Tuesday, March 16, 2010

Survey says: nearly one-third of doctors will leave medicine if health care bill passes

In his yearlong quest for health care reform, President Obama has often surrounded himself with people in white coats to engender the perception that physicians support him.  A survey published in the latest issue of The New England Journal of Medicine tells a very different story.  From CNS News:
Nearly one-third of all practicing physicians may leave the medical profession if President Obama signs current versions of health-care reform legislation into law, according to a survey published in the latest issue of the New England Journal of Medicine.

The survey, which was conducted by the Medicus Firm, a leading physician search and consulting firm based in Atlanta and Dallas, found that a majority of physicians said health-care reform would cause the quality of American medical care to “deteriorate” and it could be the “final straw” that sends a sizeable number of doctors out of medicine.

More than 29 percent (29.2) percent of the nearly 1,200 doctors who responded to the survey said they would quit the profession or retire early if health reform legislation becomes law.
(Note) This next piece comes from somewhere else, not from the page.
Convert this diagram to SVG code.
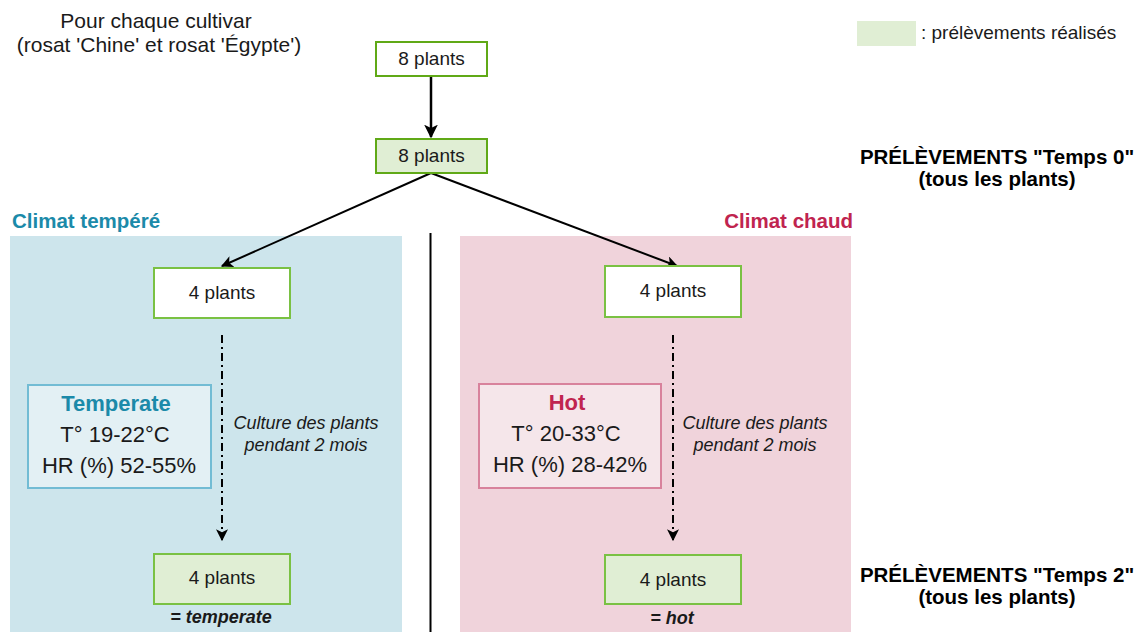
<svg xmlns="http://www.w3.org/2000/svg" width="1144" height="632" viewBox="0 0 1144 632">
<defs>
<marker id="ah" viewBox="0 0 10 10" refX="9" refY="5" markerWidth="5.5" markerHeight="5.5" markerUnits="strokeWidth" orient="auto">
<path d="M0,0 L10,5 L0,10 L2.5,5 Z" fill="#000"/>
</marker>
<marker id="ah2" viewBox="0 0 10 10" refX="9" refY="5" markerWidth="6" markerHeight="6" markerUnits="strokeWidth" orient="auto">
<path d="M0,0 L10,5 L0,10 L2.5,5 Z" fill="#000"/>
</marker>
<style>
text{font-family:"Liberation Sans",Arial,sans-serif;fill:#1a1a1a}
.c{text-anchor:middle}
.box{fill:#fff;stroke:#7ac143;stroke-width:2}
.boxT{fill:#fff;stroke:#60a917;stroke-width:2}
.samp{fill:#e0eed4}
.lbl{font-size:19px}
.bold{font-weight:bold}
.it{font-style:italic;font-size:18px}
.cond{font-size:22px}
.con{stroke:#000;fill:none}
.hdr{font-weight:bold;font-size:20.5px}
</style>
</defs>
<rect x="10" y="236" width="392" height="396" fill="#cde5ec"/>
<rect x="460" y="236" width="391" height="396" fill="#f0d3db"/>
<line x1="430.5" y1="233" x2="430.5" y2="632" stroke="#000" stroke-width="2"/>
<text x="12" y="228" class="hdr" style="fill:#1b8aa9">Climat tempéré</text>
<text x="853" y="228" class="hdr" text-anchor="end" style="fill:#c0244f">Climat chaud</text>
<g id="title">
<text x="156" y="28" class="c" font-size="21">Pour chaque cultivar</text>
<text x="159" y="52" class="c" font-size="21">(rosat 'Chine' et rosat 'Égypte')</text>
</g>
<g id="legend">
<rect x="857" y="21" width="59" height="25" class="samp"/>
<text x="921" y="39" font-size="19">: prélèvements réalisés</text>
</g>
<g id="t0label">
<text x="997" y="164" class="c hdr" style="fill:#000">PRÉLÈVEMENTS "Temps 0"</text>
<text x="997" y="186" class="c hdr" style="fill:#000">(tous les plants)</text>
</g>
<g id="t2label">
<text x="997" y="582" class="c hdr" style="fill:#000">PRÉLÈVEMENTS "Temps 2"</text>
<text x="997" y="604" class="c hdr" style="fill:#000">(tous les plants)</text>
</g>
<g id="connectors">
<line x1="431" y1="77" x2="431" y2="137" class="con" stroke-width="2.5" marker-end="url(#ah)"/>
<line x1="431" y1="173" x2="222" y2="266" class="con" stroke-width="2" marker-end="url(#ah2)"/>
<line x1="431" y1="173" x2="677" y2="266" class="con" stroke-width="2" marker-end="url(#ah2)"/>
<line x1="222" y1="335" x2="222" y2="540" class="con" stroke-width="2" stroke-dasharray="8,4,2,4" marker-end="url(#ah2)"/>
<line x1="673" y1="335" x2="673" y2="540" class="con" stroke-width="2" stroke-dasharray="8,4,2,4" marker-end="url(#ah2)"/>
</g>
<g id="n8a">
<rect x="376" y="42" width="111" height="34" class="boxT"/>
<text x="431.5" y="65" class="c lbl">8 plants</text>
</g>
<g id="n8b">
<rect x="376" y="139" width="111" height="34" class="boxT samp"/>
<text x="431.5" y="162" class="c lbl">8 plants</text>
</g>
<g id="n4tl">
<rect x="154" y="268" width="136" height="50" class="box"/>
<text x="222" y="299" class="c lbl">4 plants</text>
</g>
<g id="n4tr">
<rect x="605" y="266" width="136" height="51" class="box"/>
<text x="673" y="297" class="c lbl">4 plants</text>
</g>
<g id="n4bl">
<rect x="154" y="554" width="136" height="50" class="box samp"/>
<text x="222" y="584" class="c lbl">4 plants</text>
<text x="221" y="623" class="c bold" font-style="italic" font-size="18">= temperate</text>
</g>
<g id="n4br">
<rect x="605" y="555" width="136" height="49" class="box samp"/>
<text x="673" y="586" class="c lbl">4 plants</text>
<text x="672" y="624" class="c bold" font-style="italic" font-size="18">= hot</text>
</g>
<g id="temperate">
<rect x="28" y="385" width="183" height="103" fill="#e3f0f4" stroke="#72bcd4" stroke-width="2"/>
<text x="116" y="411" class="c bold cond" style="fill:#1b8aa9">Temperate</text>
<text x="115" y="442" class="c cond">T° 19-22°C</text>
<text x="119" y="473" class="c cond">HR (%) 52-55%</text>
</g>
<g id="hot">
<rect x="479" y="384" width="182" height="104" fill="#f5e6ea" stroke="#d8829c" stroke-width="2"/>
<text x="567" y="410" class="c bold cond" style="fill:#c0244f">Hot</text>
<text x="566" y="441" class="c cond">T° 20-33°C</text>
<text x="570" y="472" class="c cond">HR (%) 28-42%</text>
</g>
<g id="culture-l">
<text x="306" y="429" class="c it">Culture des plants</text>
<text x="306" y="451" class="c it">pendant 2 mois</text>
</g>
<g id="culture-r">
<text x="755" y="429" class="c it">Culture des plants</text>
<text x="755" y="451" class="c it">pendant 2 mois</text>
</g>
</svg>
If a public option were included in the legislation, as several liberal Senators have indicated they would like, the number would jump to 45.7 percent.
Key findings of the survey can be found here.

If passed, the Senate health care bill will cut $500 billion from Medicare, extend coverage to an additional 30 million people and potentially drive one-third of doctors from the medical profession.  It's understandable that Nancy Pelosi is trying to find a way to pass this thing without actually making anyone vote for it.


  1. Well, add this. If a bill is passed that deprives me of medicare benefits I have now, I will resort to folk medicine and live as long as God wills!

  2. This isn't just hypothetical. Some doctors have already given up their practices in the past year. I offer in evidence, my own personal physician who at age 41, quit the profession this year because of the state of government involvement with health care and the impending Obamacare. He did not "retire", but is utilizing his undergrad degree in engineering. He felt he was getting out while the "getting" was good and his practice was worth something.